Media Contact: Vanessa Barrington 510-256-1200 firstname.lastname@example.org
March 24, 2020—Medicare beneficiaries who have been denied coverage for nursing facility services after transferring from hospitals because the hospital changed their status from “in patient” to “observation status” now have a right to appeal their classification and a chance to receive reimbursement from Medicare for the uncovered nursing facility charges.
The distinction between being labeled a hospital “inpatient” versus being placed on observation status is important because Medicare won’t cover certain services if a patient is classified as under observation. For example, it only covers subsequent care in a skilled nursing facility for patients who were hospitalized as inpatients for three or more consecutive days.
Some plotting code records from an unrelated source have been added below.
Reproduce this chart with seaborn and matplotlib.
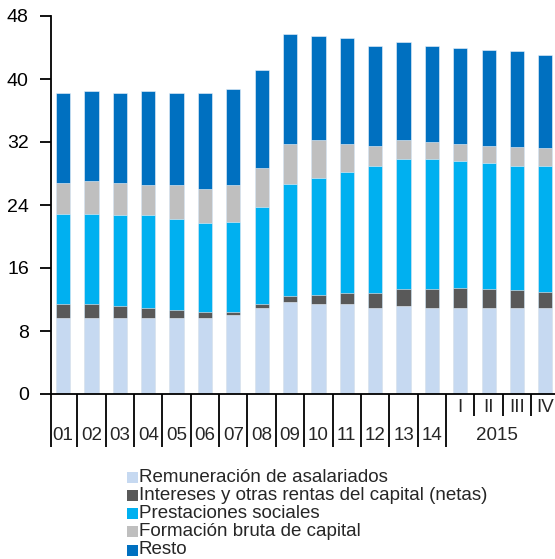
import matplotlib
matplotlib.use("Agg")
import matplotlib.pyplot as plt
import seaborn as sns
import numpy as np
from matplotlib.patches import Rectangle
from matplotlib.transforms import blended_transform_factory

# ---------------- data ----------------
categories = ["01", "02", "03", "04", "05", "06", "07", "08", "09", "10",
              "11", "12", "13", "14", "I", "II", "III", "IV"]
year_group_label = "2015"

remuneracion = [9.7, 9.7, 9.7, 9.7, 9.7, 9.7, 10.0, 10.9, 11.7, 11.4,
                11.4, 10.9, 11.2, 10.9, 10.9, 10.9, 10.9, 10.9]
intereses = [1.7, 1.7, 1.5, 1.2, 1.0, 0.7, 0.4, 0.5, 0.7, 1.2,
             1.4, 1.9, 2.1, 2.4, 2.6, 2.4, 2.3, 2.1]
prestaciones = [11.5, 11.5, 11.5, 11.8, 11.5, 11.3, 11.5, 12.4, 14.3, 14.8,
                15.4, 16.1, 16.5, 16.5, 16.1, 16.0, 15.8, 15.9]
formacion = [3.9, 4.1, 4.1, 3.8, 4.3, 4.3, 4.6, 4.9, 5.1, 4.9,
             3.6, 2.6, 2.5, 2.2, 2.2, 2.2, 2.4, 2.4]
resto = [11.4, 11.5, 11.4, 12.0, 11.7, 12.2, 12.2, 12.4, 13.9, 13.1,
         13.4, 12.7, 12.4, 12.2, 12.2, 12.2, 12.1, 11.8]

series_names = ["Remuneración de asalariados",
                "Intereses y otras rentas del capital (netas)",
                "Prestaciones sociales",
                "Formación bruta de capital",
                "Resto"]
series_values = [remuneracion, intereses, prestaciones, formacion, resto]
series_colors = ["#C6D9F1", "#595959", "#00B0F0", "#BFBFBF", "#0070C0"]

y_ticks = [0, 8, 16, 24, 32, 40, 48]

# ---------------- style ----------------
sns.set_style("white")
plt.rcParams["font.family"] = ["Liberation Sans", "DejaVu Sans"]

W, H = 555, 559
fig = plt.figure(figsize=(W / 100, H / 100), dpi=100)

ax_left, ax_top, ax_bottom = 51, 16, 394
ax = fig.add_axes([ax_left / W, (H - ax_bottom) / H, (W - ax_left) / W, (ax_bottom - ax_top) / H])

# stacked bars: draw cumulative totals from the top layer down
cum = np.cumsum(np.array(series_values), axis=0)
for i in range(len(series_values) - 1, -1, -1):
    sns.barplot(x=categories, y=cum[i], order=categories, color=series_colors[i],
                saturation=1, errorbar=None, width=0.5, ax=ax,
                edgecolor="#EEF3FA", linewidth=0.4)

x_left = -0.427
ax.set_xlim(x_left, 17.34)
ax.set_ylim(0, 48)
ax.set_yticks(y_ticks)
ax.set_yticklabels([str(t) for t in y_ticks], fontsize=14)
ax.set_xticks([])
ax.set_xlabel("")
ax.set_ylabel("")
ax.tick_params(axis="y", which="both", left=True, length=8, width=1.3,
               color="black", pad=8, labelcolor="black")
for s in ["top", "right"]:
    ax.spines[s].set_visible(False)
for s in ["left", "bottom"]:
    ax.spines[s].set_color("black")
    ax.spines[s].set_linewidth(1.3)
ax.spines["bottom"].set_zorder(5)

# category separators and labels below the axis
axis_h = ax_bottom - ax_top
def yfrac(ypx):
    return (ax_bottom - ypx) / axis_h

trans = blended_transform_factory(ax.transData, ax.transAxes)
n_years = 14
tall_bottom = yfrac(447)
short_bottom = yfrac(416)
ax.plot([x_left, x_left], [0, tall_bottom], transform=trans, color="black",
        lw=1.3, clip_on=False, solid_capstyle="butt")
for k in range(1, len(categories)):
    xb = k - 0.5
    yb = tall_bottom if k <= n_years else short_bottom
    ax.plot([xb, xb], [0, yb], transform=trans, color="black", lw=1.3,
            clip_on=False, solid_capstyle="butt")

for k, lab in enumerate(categories):
    if k < n_years:
        ax.text(k, yfrac(435), lab, transform=trans, ha="center", va="center",
                fontsize=13.5, clip_on=False)
    else:
        ax.text(k, yfrac(408), lab, transform=trans, ha="center", va="center",
                fontsize=13.5, clip_on=False)
ax.text((n_years + len(categories) - 1) / 2 - 0.2, yfrac(435), year_group_label,
        transform=trans, ha="center", va="center", fontsize=13.5, clip_on=False)

# legend (manual, stacked rows)
for i, (name, col) in enumerate(zip(series_names, series_colors)):
    yc = 477 + i * 18.25
    fig.patches.append(Rectangle((127 / W, (H - yc - 5.5) / H), 11 / W, 11 / H,
                                 transform=fig.transFigure, facecolor=col,
                                 edgecolor="none"))
    fig.text(139 / W, (H - yc) / H, name, ha="left", va="center", fontsize=13.5)

fig.savefig("out.png", dpi=100)
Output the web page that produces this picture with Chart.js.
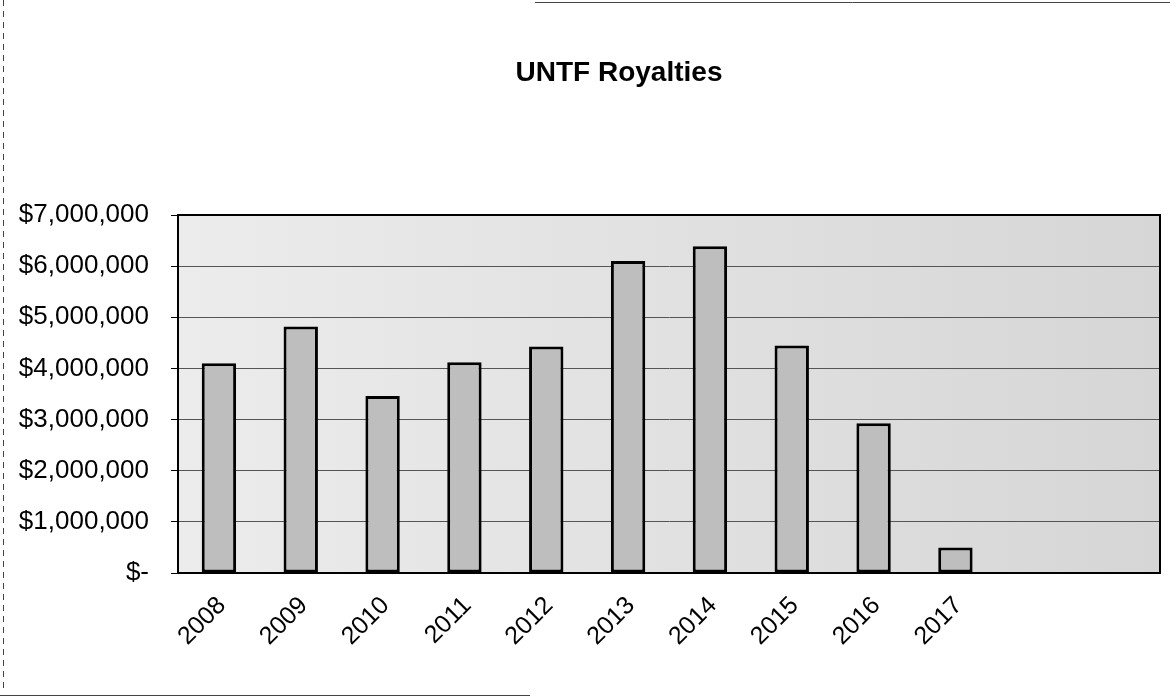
<!DOCTYPE html>
<html>
<head>
<meta charset="utf-8">
<script src="https://cdn.jsdelivr.net/npm/chart.js@4/dist/chart.umd.min.js"></script>
<style>
  html, body { margin: 0; padding: 0; background: #fff; }
  #wrap { width: 1170px; height: 700px; position: relative; }
</style>
</head>
<body>
<div id="wrap"><canvas id="royalties" width="1170" height="700"></canvas></div>
<script>
// years shown on the axis (last two slots are empty in the original sheet)
const years = ["2008", "2009", "2010", "2011", "2012", "2013", "2014", "2015", "2016", "2017", "", ""];
const royalties = [4100000, 4820000, 3460000, 4120000, 4430000, 6100000, 6390000, 4450000, 2930000, 500000, null, null];
const yTicks = [0, 1000000, 2000000, 3000000, 4000000, 5000000, 6000000, 7000000];
const chartTitle = "UNTF Royalties";

const fontFam = "'Liberation Sans', Arial, sans-serif";

// grey plot background, outer box lines and the title
const decor = {
  id: "decor",
  beforeDraw(chart) {
    const a = chart.chartArea, c = chart.ctx;
    c.save();
    const g = c.createLinearGradient(a.left, 0, a.right, 0);
    g.addColorStop(0, "#ececec");
    g.addColorStop(1, "#d6d6d6");
    c.fillStyle = g;
    c.fillRect(a.left, a.top, a.right - a.left, a.bottom - a.top);
    c.restore();
  },
  afterDraw(chart) {
    const a = chart.chartArea, c = chart.ctx;
    c.save();
    c.strokeStyle = "#000";
    c.lineWidth = 2;
    c.strokeRect(a.left, a.top, a.right - a.left, a.bottom - a.top);
    // page edges from the scan
    c.lineWidth = 1;
    c.strokeStyle = "#444";
    c.setLineDash([6, 5]);
    c.beginPath(); c.moveTo(3.5, 0); c.lineTo(3.5, 690); c.stroke();
    c.setLineDash([]);
    c.beginPath(); c.moveTo(535, 2.5); c.lineTo(1170, 2.5); c.stroke();
    c.beginPath(); c.moveTo(0, 695.5); c.lineTo(530, 695.5); c.stroke();
    // title
    c.fillStyle = "#000";
    c.font = "bold 28px " + fontFam;
    c.textAlign = "center";
    c.textBaseline = "middle";
    c.fillText(chartTitle, 619, 73);
    c.restore();
  }
};

function money(v) {
  if (v === 0) return "$-";
  return "$" + v.toLocaleString("en-US");
}

new Chart(document.getElementById("royalties"), {
  type: "bar",
  data: {
    labels: years,
    datasets: [{
      label: "Royalties",
      data: royalties,
      backgroundColor: "#bebebe",
      borderColor: "#000",
      borderWidth: 3,
      borderSkipped: false,
      barPercentage: 0.42,
      categoryPercentage: 1
    }]
  },
  options: {
    responsive: false,
    animation: false,
    layout: { padding: { top: 215, right: 10, left: 0, bottom: 0 } },
    plugins: { legend: { display: false }, title: { display: false }, tooltip: { enabled: false } },
    scales: {
      x: {
        grid: { display: false },
        border: { display: true, color: "#000", width: 2 },
        ticks: {
          color: "#000",
          font: { family: fontFam, size: 25 },
          maxRotation: 45, minRotation: 45,
          autoSkip: false,
          labelOffset: 3,
          padding: 10
        },
        afterFit(s) { s.height = 127; }
      },
      y: {
        min: 0, max: 7000000,
        afterBuildTicks(s) { s.ticks = yTicks.map(v => ({ value: v })); },
        grid: { color: "#555", lineWidth: 1, tickLength: 7, tickColor: "#000" },
        border: { display: true, color: "#000", width: 2 },
        ticks: {
          color: "#000",
          font: { family: fontFam, size: 26 },
          padding: 22,
          callback: v => money(v)
        },
        afterFit(s) { s.width = 178; }
      }
    }
  },
  plugins: [decor]
});
</script>
</body>
</html>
Patients in the hospital under observation status are considered “outpatients” and thus ineligible for coverage of very costly care at nursing facilities. This has forced many Medicare beneficiaries to either pay thousands of dollars out of pocket for that care or to forgo the needed care altogether. While people with Medicare can appeal virtually any other issue affecting their coverage, the Centers for Medicare & Medicaid Service (CMS) has blocked attempts by beneficiaries to appeal their hospital status.
This decision was issued in the U.S. District Court in Hartford, Connecticut in the nationwide class action, Alexander v. Azar. The case will allow thousands of Medicare beneficiaries who were denied coverage for nursing home stays to appeal changes in status to “observation” going back to 2009. Relief could be in the millions of dollars. Justice in Aging filed this case with the Center for Medicare Advocacy with pro bono representation from the law firm Wilson Sonsini Goodrich & Rosati.
“Before this ruling, countless Medicare beneficiaries couldn’t receive medically necessary services in skilled nursing facilities because they could not afford the out-of-pocket costs. Now, they have a constitutional due process right to appeal their classifications and potentially get the care they need,” said Carol Wong, Senior Staff Attorney, Justice in Aging.
“Hospitals have been able to challenge CMS denial of in-patient coverage for years but not patients. Now the playing field is leveled. Because of this case, patients who are shifted to observation status can also show that they should be admitted as in patient,” Said Regan Bailey, Litigation Director, Justice in Aging.
Justice in Aging is a national organization that uses the power of law to fight senior poverty by securing access to affordable health care, economic security, and the courts for older adults with limited resources. Since 1972 we’ve focused our efforts primarily on fighting for people who have been marginalized and excluded from justice, such as women, people of color, LGBTQ individuals, and people with limited English proficiency.